▶ **What you should do**
Examine each line of the data. Copy those that contain the string "this".

▶ **Provided material**
#####

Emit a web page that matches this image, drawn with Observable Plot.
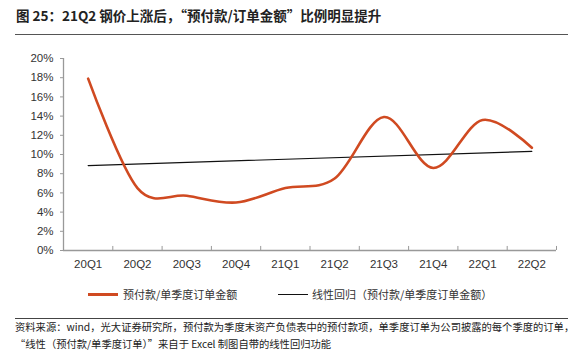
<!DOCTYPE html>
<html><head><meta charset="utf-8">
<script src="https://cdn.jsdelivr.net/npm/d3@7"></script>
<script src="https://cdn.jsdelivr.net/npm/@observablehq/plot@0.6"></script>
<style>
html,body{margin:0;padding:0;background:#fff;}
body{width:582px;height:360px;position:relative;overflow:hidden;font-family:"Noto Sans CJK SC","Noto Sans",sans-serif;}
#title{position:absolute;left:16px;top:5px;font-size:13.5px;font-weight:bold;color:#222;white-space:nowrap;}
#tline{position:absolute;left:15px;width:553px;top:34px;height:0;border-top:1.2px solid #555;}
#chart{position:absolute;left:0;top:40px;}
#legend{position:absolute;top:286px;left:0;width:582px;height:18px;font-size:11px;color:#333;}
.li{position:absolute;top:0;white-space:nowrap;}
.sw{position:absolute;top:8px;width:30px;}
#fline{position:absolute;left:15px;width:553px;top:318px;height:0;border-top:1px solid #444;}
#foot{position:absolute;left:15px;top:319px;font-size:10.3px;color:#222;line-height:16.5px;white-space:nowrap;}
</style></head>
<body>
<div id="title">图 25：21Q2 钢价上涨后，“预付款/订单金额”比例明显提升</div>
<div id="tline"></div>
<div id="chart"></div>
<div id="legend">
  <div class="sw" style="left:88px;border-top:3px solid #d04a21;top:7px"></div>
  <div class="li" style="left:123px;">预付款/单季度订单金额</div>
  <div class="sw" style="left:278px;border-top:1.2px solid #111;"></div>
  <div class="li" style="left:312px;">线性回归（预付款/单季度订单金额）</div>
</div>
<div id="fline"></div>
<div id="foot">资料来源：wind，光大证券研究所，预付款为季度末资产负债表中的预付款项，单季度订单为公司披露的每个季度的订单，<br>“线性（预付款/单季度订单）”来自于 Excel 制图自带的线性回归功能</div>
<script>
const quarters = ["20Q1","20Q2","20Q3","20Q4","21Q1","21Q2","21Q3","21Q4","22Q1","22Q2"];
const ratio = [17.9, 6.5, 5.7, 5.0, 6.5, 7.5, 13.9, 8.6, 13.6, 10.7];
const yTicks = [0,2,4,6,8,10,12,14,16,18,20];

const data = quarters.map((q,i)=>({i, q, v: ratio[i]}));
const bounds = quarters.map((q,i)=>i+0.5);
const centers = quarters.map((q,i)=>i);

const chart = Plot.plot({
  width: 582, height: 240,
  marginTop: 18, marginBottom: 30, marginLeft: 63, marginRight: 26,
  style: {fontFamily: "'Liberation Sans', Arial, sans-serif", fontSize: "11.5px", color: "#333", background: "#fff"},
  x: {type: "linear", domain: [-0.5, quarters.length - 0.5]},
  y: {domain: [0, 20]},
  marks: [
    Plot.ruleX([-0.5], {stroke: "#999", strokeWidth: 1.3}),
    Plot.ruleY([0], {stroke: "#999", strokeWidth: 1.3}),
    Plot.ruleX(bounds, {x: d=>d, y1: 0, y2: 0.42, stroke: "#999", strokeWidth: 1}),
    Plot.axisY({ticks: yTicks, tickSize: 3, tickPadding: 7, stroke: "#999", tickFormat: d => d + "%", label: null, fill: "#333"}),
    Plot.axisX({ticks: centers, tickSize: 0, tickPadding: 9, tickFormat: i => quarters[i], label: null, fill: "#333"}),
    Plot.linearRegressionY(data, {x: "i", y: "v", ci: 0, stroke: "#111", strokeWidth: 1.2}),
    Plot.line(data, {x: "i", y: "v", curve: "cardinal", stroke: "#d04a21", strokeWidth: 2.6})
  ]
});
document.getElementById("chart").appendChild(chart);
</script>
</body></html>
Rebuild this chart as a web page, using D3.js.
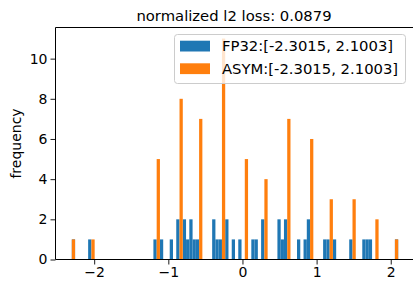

#####

▶ **Complete response**
Emit a web page that matches this image, drawn with Observable Plot.
Rebuild this chart as a web page, using D3.js.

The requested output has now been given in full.